President Lincoln stated:
"That neither Gen. Hunter nor any other commander or person has been authorized by the Government of the United States to make proclamation declaring the slaves of any State free; and that the supposed proclamation now in question, whether genuine or false, is altogether void, so far as respects such declaration.
I further make known, that, whether it be competent for me, as commander-in-chief of the Army and Navy, to declare the slaves of any State or States free, and whether at any time or in any case it shall have become a necessity indispensable to the maintenance of the government to exercise such supposed power, are questions which, under my responsibility, I reserve to myself, and which I cannot feel justified in leaving to the decision of commanders in the field."
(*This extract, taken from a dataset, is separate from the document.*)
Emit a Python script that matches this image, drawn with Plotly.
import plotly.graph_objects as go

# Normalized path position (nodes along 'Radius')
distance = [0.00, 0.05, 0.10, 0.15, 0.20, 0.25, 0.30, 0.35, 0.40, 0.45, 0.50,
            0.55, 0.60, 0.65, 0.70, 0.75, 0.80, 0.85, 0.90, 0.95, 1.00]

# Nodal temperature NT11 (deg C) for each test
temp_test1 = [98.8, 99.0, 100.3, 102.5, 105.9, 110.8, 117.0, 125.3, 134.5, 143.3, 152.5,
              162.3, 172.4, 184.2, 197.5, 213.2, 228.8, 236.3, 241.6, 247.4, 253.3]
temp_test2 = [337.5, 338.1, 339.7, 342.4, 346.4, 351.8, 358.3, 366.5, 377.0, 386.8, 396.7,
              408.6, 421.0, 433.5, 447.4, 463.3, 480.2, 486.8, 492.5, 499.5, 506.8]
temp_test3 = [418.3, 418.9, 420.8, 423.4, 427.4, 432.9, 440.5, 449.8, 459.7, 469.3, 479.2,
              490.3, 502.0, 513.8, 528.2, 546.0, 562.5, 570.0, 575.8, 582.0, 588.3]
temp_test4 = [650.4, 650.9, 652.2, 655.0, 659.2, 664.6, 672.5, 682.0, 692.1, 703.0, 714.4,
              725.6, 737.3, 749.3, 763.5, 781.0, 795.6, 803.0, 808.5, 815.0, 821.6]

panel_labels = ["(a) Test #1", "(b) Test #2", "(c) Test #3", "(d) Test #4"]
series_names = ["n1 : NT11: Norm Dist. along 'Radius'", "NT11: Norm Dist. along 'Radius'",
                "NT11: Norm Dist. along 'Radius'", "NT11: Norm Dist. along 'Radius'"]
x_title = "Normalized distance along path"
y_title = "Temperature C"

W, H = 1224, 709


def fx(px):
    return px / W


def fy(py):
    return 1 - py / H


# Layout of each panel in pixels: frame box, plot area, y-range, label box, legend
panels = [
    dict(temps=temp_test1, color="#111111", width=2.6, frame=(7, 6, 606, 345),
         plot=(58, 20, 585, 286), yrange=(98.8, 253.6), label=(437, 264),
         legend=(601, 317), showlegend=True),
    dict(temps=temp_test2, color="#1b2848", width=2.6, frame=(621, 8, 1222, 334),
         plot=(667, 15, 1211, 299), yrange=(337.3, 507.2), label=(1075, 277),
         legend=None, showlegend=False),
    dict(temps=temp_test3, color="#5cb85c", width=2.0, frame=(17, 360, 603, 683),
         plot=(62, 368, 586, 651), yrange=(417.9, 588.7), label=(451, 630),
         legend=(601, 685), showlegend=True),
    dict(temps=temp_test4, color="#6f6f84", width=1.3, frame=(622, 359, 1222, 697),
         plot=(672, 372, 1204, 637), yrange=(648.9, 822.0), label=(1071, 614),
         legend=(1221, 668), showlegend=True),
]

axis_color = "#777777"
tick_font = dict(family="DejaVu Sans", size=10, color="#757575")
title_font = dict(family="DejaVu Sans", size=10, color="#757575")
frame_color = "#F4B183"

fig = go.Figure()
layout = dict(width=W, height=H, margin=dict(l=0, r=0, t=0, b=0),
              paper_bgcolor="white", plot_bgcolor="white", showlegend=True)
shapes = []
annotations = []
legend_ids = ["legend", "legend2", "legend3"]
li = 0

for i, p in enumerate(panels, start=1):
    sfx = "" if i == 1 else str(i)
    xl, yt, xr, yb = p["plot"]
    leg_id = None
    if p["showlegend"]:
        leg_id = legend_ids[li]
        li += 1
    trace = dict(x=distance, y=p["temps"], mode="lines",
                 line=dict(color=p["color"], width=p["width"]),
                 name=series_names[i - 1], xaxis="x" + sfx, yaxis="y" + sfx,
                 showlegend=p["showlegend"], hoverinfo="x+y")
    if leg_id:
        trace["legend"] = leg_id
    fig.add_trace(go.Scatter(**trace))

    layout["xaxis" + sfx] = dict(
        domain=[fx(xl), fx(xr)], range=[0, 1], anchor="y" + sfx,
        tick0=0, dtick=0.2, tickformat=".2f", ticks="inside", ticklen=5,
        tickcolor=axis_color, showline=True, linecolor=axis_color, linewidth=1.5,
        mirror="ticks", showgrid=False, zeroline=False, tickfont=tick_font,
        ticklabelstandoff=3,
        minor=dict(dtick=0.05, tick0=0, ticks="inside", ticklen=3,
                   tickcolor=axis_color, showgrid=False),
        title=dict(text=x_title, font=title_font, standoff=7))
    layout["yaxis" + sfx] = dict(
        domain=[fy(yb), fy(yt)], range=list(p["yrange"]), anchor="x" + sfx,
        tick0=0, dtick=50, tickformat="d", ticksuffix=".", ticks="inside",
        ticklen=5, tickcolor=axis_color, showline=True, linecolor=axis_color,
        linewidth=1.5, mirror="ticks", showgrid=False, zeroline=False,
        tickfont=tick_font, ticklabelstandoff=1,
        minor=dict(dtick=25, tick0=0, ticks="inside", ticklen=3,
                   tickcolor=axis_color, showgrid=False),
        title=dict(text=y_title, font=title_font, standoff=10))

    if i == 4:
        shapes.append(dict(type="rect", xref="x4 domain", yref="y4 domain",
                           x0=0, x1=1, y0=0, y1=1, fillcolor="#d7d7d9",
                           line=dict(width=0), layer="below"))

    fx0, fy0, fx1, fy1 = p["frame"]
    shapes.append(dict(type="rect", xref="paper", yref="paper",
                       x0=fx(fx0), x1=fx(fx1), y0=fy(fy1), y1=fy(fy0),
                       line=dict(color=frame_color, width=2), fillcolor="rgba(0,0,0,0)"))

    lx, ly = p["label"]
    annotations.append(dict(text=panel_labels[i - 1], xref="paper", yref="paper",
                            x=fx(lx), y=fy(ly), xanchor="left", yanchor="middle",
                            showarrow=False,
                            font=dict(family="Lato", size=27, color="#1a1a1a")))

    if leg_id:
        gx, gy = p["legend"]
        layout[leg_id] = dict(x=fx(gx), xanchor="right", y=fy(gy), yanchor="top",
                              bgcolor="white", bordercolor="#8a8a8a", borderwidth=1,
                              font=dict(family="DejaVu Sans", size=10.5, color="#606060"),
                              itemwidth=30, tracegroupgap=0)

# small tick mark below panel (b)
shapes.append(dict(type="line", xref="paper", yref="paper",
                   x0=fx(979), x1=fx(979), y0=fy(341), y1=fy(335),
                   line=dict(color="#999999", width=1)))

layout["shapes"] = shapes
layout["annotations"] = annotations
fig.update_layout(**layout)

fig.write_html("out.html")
Prior to the President's proclamation reaching South Carolina, General Hunter had furnished slaves with free papers as follows:
DEED OF EMANCIPATION
"It having been proven, to the entire satisfaction of the general commanding the Department of the South, that the bearer, named _______ _______, heretofore held in involuntary servitude, has been directly employed to aid and assist those in rebellion against the United States of America;
"Now, be it known to all, that, agreeably to the laws, I declare the said person free, and forever absolved from all claims to his services. Both he and his wife and children have full right to go North, East, or West, as they may decide.
"Given under my hand, at the Headquarters of the Department of the South, this nineteenth day of April, 1862.
A widely held view is that the orders, deeds of manumission, and proclamations by Generals Fremont and Hunter hastened a policy change by the Administration which eventually led to President Lincoln issuing the Emancipation Proclamation, enlistment of Black soldiers and establishment of the Bureau of Colored Troops in 1863.
REFERENCE: William Wells Brown. THE NEGRO IN THE AMERICAN REBELLION: His Heroism and his Fidelity. Boston: Lee and Shepard, 1867. Kraus Reprint Co., New York, 1969.